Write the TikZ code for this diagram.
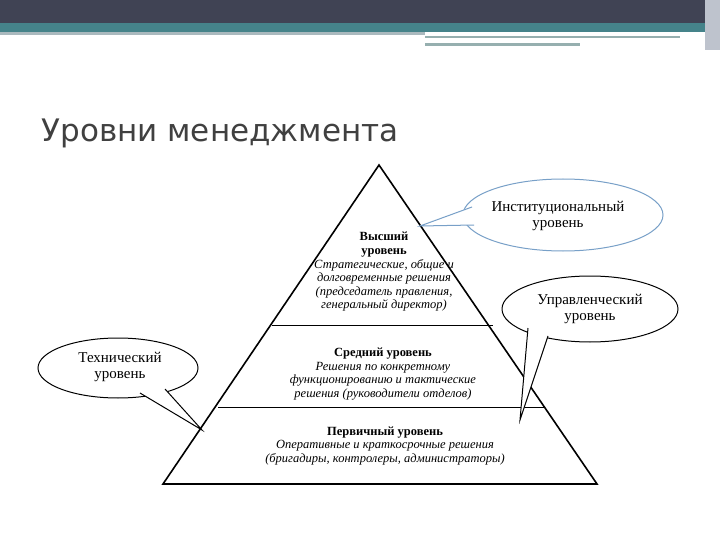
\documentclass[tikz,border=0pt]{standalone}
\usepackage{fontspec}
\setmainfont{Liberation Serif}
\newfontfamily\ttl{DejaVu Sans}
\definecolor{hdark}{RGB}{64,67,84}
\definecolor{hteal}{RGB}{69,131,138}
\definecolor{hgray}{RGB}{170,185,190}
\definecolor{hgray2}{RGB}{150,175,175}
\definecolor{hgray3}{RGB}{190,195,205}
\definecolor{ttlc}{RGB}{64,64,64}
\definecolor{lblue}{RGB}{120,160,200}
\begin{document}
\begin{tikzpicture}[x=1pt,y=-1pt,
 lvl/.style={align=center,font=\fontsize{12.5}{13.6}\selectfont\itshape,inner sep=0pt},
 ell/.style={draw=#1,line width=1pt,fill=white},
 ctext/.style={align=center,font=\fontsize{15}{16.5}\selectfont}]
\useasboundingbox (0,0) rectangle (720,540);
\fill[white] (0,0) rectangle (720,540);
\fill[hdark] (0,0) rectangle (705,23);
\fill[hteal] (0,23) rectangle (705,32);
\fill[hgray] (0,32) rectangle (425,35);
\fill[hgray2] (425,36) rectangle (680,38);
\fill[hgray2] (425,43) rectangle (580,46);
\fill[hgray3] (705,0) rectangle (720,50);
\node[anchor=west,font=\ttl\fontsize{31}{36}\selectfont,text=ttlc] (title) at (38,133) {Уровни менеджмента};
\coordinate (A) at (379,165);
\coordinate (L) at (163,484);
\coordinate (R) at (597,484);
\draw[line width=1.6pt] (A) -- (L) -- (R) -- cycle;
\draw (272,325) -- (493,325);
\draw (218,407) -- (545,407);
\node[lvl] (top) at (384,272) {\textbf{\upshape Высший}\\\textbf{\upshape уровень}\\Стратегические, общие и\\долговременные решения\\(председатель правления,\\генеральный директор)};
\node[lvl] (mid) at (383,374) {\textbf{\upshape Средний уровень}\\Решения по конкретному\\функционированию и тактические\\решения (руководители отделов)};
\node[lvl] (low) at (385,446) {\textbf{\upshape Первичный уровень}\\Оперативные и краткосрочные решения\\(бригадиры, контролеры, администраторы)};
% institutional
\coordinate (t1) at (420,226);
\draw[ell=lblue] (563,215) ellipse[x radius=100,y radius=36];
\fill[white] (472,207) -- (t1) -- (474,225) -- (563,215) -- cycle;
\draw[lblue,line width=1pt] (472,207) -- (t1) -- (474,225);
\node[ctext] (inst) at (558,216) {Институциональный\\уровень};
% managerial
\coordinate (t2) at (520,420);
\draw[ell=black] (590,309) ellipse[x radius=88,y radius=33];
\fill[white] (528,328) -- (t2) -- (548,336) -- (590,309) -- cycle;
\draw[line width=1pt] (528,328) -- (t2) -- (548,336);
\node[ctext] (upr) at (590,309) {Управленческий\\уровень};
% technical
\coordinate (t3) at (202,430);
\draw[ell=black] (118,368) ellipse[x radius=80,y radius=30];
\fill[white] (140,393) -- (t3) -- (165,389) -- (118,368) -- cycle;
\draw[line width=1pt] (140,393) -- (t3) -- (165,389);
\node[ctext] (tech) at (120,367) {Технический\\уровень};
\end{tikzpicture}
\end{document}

___

PROBLEM DETAILS
Reproduce the full listing faithfully, but do not carry over any pictures.

SOLUTION
Write the TikZ code for this diagram.
\documentclass[tikz,border=0pt]{standalone}
\usepackage{fontspec}
\setmainfont{Liberation Serif}
\newfontfamily\ttl{DejaVu Sans}
\definecolor{hdark}{RGB}{64,67,84}
\definecolor{hteal}{RGB}{69,131,138}
\definecolor{hgray}{RGB}{170,185,190}
\definecolor{hgray2}{RGB}{150,175,175}
\definecolor{hgray3}{RGB}{190,195,205}
\definecolor{ttlc}{RGB}{64,64,64}
\definecolor{lblue}{RGB}{120,160,200}
\begin{document}
\begin{tikzpicture}[x=1pt,y=-1pt,
 lvl/.style={align=center,font=\fontsize{12.5}{13.6}\selectfont\itshape,inner sep=0pt},
 ell/.style={draw=#1,line width=1pt,fill=white},
 ctext/.style={align=center,font=\fontsize{15}{16.5}\selectfont}]
\useasboundingbox (0,0) rectangle (720,540);
\fill[white] (0,0) rectangle (720,540);
\fill[hdark] (0,0) rectangle (705,23);
\fill[hteal] (0,23) rectangle (705,32);
\fill[hgray] (0,32) rectangle (425,35);
\fill[hgray2] (425,36) rectangle (680,38);
\fill[hgray2] (425,43) rectangle (580,46);
\fill[hgray3] (705,0) rectangle (720,50);
\node[anchor=west,font=\ttl\fontsize{31}{36}\selectfont,text=ttlc] (title) at (38,133) {Уровни менеджмента};
\coordinate (A) at (379,165);
\coordinate (L) at (163,484);
\coordinate (R) at (597,484);
\draw[line width=1.6pt] (A) -- (L) -- (R) -- cycle;
\draw (272,325) -- (493,325);
\draw (218,407) -- (545,407);
\node[lvl] (top) at (384,272) {\textbf{\upshape Высший}\\\textbf{\upshape уровень}\\Стратегические, общие и\\долговременные решения\\(председатель правления,\\генеральный директор)};
\node[lvl] (mid) at (383,374) {\textbf{\upshape Средний уровень}\\Решения по конкретному\\функционированию и тактические\\решения (руководители отделов)};
\node[lvl] (low) at (385,446) {\textbf{\upshape Первичный уровень}\\Оперативные и краткосрочные решения\\(бригадиры, контролеры, администраторы)};
% institutional
\coordinate (t1) at (420,226);
\draw[ell=lblue] (563,215) ellipse[x radius=100,y radius=36];
\fill[white] (472,207) -- (t1) -- (474,225) -- (563,215) -- cycle;
\draw[lblue,line width=1pt] (472,207) -- (t1) -- (474,225);
\node[ctext] (inst) at (558,216) {Институциональный\\уровень};
% managerial
\coordinate (t2) at (520,420);
\draw[ell=black] (590,309) ellipse[x radius=88,y radius=33];
\fill[white] (528,328) -- (t2) -- (548,336) -- (590,309) -- cycle;
\draw[line width=1pt] (528,328) -- (t2) -- (548,336);
\node[ctext] (upr) at (590,309) {Управленческий\\уровень};
% technical
\coordinate (t3) at (202,430);
\draw[ell=black] (118,368) ellipse[x radius=80,y radius=30];
\fill[white] (140,393) -- (t3) -- (165,389) -- (118,368) -- cycle;
\draw[line width=1pt] (140,393) -- (t3) -- (165,389);
\node[ctext] (tech) at (120,367) {Технический\\уровень};
\end{tikzpicture}
\end{document}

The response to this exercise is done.